Delta currently operates a direct flight between the Portland airport and Narita Airport, which is located outside of Tokyo. This direct flight has existed for 35 years—first operated by Northwest Airlines, and now by Delta Airlines.
As Japan prepares for the 2020 Olympic Games and for a changing air service market in Asia, it is making Haneda its gateway to Asia. Unlike the Narita Airport, the Haneda Airport is located in Tokyo.
The entire delegation signed a letter to Secretary Chao making the case for Portland to receive one of the flight slots. In addition, Merkley called the secretary to make a personal appeal.

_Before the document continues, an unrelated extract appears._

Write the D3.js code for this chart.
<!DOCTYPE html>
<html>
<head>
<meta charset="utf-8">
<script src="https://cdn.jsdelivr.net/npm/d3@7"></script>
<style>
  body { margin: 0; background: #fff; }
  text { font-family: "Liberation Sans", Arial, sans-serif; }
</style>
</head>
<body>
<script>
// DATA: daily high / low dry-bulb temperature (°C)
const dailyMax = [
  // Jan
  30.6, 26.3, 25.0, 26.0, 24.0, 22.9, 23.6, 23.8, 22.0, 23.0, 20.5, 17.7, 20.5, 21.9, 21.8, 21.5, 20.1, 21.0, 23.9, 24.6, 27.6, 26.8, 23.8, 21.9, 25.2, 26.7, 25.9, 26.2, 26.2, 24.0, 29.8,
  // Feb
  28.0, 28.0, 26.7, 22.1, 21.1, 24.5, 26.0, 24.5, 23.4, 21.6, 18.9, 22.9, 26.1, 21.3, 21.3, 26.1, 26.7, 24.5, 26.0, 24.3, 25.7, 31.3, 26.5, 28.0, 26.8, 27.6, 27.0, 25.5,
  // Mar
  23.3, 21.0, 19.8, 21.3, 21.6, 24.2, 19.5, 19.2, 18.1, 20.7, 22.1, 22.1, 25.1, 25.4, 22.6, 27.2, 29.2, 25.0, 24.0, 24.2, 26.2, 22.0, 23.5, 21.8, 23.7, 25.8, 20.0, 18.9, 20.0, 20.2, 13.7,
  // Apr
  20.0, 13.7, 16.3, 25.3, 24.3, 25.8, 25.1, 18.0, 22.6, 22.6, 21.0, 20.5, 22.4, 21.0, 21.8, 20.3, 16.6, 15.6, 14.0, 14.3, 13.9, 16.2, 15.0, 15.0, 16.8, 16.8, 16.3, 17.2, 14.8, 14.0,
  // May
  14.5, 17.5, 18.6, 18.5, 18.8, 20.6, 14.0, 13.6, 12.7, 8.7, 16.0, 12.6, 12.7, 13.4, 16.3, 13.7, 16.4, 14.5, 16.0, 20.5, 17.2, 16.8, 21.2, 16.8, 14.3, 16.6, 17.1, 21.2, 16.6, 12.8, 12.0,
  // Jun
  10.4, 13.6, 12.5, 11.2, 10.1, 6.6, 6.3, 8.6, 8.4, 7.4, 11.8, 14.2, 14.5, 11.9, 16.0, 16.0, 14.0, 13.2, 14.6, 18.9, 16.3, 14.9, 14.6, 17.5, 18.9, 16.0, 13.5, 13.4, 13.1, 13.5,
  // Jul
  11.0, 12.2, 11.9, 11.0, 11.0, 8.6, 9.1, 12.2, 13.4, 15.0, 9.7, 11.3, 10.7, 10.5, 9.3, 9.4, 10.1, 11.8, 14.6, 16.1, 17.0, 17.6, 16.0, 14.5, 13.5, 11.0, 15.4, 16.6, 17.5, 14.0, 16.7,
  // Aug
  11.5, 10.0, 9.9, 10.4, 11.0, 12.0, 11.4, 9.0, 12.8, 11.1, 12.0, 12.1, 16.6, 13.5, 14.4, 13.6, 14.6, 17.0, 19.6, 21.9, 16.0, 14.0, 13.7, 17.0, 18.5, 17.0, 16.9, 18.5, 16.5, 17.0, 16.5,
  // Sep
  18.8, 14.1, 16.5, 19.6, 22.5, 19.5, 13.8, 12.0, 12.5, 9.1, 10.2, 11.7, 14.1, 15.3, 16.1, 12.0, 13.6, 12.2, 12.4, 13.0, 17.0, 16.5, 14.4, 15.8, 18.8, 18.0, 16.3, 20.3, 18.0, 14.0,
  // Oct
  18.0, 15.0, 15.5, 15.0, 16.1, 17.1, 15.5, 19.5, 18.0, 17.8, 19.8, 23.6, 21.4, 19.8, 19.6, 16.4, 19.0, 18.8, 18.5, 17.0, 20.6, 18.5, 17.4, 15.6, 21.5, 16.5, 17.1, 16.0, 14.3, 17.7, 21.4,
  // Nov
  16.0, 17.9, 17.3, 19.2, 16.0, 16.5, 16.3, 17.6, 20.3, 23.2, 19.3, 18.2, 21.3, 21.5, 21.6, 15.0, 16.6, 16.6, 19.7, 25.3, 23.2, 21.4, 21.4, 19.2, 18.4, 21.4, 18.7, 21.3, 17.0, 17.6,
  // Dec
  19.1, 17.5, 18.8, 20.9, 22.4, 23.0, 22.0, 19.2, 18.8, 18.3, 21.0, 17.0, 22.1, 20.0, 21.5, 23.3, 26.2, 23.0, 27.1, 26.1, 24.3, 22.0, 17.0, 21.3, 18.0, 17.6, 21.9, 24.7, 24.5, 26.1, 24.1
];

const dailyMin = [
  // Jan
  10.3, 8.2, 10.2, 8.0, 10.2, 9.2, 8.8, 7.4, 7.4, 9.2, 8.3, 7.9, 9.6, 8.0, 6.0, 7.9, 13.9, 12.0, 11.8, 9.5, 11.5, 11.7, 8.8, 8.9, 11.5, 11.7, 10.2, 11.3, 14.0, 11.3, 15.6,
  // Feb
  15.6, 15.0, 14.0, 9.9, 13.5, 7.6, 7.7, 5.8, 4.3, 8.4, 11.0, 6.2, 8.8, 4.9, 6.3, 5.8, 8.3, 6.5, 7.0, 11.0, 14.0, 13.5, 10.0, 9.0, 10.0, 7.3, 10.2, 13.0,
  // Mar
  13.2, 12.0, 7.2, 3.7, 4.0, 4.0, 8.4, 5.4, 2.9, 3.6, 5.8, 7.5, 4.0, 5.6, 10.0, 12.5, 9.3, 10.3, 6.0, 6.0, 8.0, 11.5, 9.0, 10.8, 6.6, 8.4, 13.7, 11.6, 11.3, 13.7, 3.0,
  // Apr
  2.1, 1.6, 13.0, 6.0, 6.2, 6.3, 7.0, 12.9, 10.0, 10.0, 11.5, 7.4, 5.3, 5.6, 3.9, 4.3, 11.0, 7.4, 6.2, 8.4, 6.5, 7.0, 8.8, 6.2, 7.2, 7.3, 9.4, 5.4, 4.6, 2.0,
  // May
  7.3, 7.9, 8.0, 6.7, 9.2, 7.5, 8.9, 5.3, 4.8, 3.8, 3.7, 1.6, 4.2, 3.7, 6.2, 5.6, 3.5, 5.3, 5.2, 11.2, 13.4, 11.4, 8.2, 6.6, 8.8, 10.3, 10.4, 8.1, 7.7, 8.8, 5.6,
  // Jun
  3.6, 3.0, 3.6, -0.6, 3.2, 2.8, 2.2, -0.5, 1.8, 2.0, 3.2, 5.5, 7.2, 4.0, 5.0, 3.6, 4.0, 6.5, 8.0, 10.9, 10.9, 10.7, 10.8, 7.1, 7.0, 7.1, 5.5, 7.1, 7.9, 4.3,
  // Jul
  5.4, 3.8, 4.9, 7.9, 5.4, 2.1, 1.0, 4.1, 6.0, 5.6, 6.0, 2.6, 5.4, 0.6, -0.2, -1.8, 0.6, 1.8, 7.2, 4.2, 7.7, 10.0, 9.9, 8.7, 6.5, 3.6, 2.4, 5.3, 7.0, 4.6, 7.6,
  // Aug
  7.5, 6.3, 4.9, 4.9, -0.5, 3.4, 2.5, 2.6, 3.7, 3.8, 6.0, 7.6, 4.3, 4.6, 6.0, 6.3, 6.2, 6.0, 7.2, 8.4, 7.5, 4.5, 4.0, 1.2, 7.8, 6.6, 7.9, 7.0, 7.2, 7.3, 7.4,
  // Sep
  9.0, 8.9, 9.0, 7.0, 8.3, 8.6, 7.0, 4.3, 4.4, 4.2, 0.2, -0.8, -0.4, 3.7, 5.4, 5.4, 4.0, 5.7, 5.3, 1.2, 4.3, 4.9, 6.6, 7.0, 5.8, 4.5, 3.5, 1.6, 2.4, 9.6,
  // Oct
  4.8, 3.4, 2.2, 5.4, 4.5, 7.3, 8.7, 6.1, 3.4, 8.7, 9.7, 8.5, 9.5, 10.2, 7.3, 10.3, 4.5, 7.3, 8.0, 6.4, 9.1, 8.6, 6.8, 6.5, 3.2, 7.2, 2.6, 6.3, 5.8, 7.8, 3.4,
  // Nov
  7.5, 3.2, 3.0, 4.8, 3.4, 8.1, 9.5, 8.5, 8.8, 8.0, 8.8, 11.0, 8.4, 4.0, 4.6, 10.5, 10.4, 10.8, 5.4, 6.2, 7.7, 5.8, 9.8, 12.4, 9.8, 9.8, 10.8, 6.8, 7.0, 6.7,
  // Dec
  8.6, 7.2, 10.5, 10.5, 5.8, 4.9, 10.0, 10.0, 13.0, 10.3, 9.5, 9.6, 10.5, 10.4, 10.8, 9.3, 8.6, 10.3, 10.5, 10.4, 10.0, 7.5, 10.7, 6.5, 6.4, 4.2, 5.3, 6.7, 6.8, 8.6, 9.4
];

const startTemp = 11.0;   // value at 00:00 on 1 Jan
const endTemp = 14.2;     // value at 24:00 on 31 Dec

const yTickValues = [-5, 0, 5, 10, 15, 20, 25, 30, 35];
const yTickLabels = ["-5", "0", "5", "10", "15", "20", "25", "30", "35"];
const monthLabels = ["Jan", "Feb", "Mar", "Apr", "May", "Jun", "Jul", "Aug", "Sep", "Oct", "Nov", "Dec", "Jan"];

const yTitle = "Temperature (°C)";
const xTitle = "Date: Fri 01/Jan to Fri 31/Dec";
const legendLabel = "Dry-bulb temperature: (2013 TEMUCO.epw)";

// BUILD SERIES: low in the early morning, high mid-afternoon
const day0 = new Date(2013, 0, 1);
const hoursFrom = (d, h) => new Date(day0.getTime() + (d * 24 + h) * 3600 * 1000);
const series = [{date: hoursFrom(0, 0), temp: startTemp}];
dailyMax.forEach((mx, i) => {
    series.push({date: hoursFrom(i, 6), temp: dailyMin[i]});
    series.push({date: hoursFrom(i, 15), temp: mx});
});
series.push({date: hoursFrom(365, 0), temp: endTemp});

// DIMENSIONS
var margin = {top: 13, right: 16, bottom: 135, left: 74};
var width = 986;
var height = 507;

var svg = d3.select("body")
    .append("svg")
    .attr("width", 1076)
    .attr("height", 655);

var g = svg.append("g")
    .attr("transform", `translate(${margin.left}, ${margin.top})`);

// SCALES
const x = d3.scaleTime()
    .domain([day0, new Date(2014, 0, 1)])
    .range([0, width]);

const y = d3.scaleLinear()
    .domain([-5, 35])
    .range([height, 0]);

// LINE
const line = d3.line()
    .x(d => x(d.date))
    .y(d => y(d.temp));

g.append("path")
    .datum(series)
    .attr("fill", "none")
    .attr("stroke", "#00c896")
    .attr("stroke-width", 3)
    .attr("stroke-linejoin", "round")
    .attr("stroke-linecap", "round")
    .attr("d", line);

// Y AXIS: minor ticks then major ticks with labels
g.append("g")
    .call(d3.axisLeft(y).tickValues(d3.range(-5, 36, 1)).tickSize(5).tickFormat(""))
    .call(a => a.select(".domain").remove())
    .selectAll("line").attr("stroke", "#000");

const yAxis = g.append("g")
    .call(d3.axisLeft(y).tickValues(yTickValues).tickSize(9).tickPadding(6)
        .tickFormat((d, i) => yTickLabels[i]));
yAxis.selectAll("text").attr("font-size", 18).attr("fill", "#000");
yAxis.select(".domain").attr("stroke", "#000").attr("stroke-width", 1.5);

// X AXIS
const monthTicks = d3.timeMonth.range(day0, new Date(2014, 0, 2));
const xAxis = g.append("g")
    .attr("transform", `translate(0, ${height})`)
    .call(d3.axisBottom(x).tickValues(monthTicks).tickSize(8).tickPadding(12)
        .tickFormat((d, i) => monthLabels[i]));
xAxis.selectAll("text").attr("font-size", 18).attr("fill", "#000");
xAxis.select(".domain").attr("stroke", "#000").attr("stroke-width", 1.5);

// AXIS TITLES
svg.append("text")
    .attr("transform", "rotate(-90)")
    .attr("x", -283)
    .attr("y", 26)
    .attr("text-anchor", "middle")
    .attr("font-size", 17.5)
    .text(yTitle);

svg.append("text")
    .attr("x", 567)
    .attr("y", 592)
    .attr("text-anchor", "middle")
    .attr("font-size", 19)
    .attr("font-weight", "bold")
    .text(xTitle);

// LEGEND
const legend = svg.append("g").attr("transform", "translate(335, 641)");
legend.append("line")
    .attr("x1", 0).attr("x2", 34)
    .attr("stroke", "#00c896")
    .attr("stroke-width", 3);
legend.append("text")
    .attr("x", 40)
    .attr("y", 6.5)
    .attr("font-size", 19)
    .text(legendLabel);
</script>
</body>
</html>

The U.S. Department of Transportation on Thursday released the allocation of the 12 new flight slots for daily service between the United States and Tokyo International Airport: Two slots are allocated to American Airlines for service from Dallas/Fort Worth and Los Angeles; one slot is allocated to Hawaiian Airlines for service from Honolulu; four slots are allocated to United Airlines for service from Newark, Chicago, Los Angeles, and Washington, D.C.; five slots are allocated to Delta Air Lines for service from Seattle, Detroit, Atlanta, Honolulu, and Portland.
Maintaining a direct flight to Tokyo is critical for Oregon’s business and tourism industries:
- In 2016, 38,000 tourists from Japan visited Portland, spending over $72 million during their stay.
- In 2017, trade between Oregon and Japan totaled nearly $4 billion, making Japan one of the state’s three largest trade partners after China and Canada.
- Five of Oregon’s six top export countries—receiving at least $1 billion in Oregon exports—are in Asia: China, Japan, South Korea, Malaysia, and Vietnam.?
- Oregon companies have a substantial Tokyo presence including Nike, Columbia Sportswear, Keen, Ziba Design, and Weiden + Kennedy.
- More than 140 Japanese-affiliated companies operate within 90 minutes of PDX.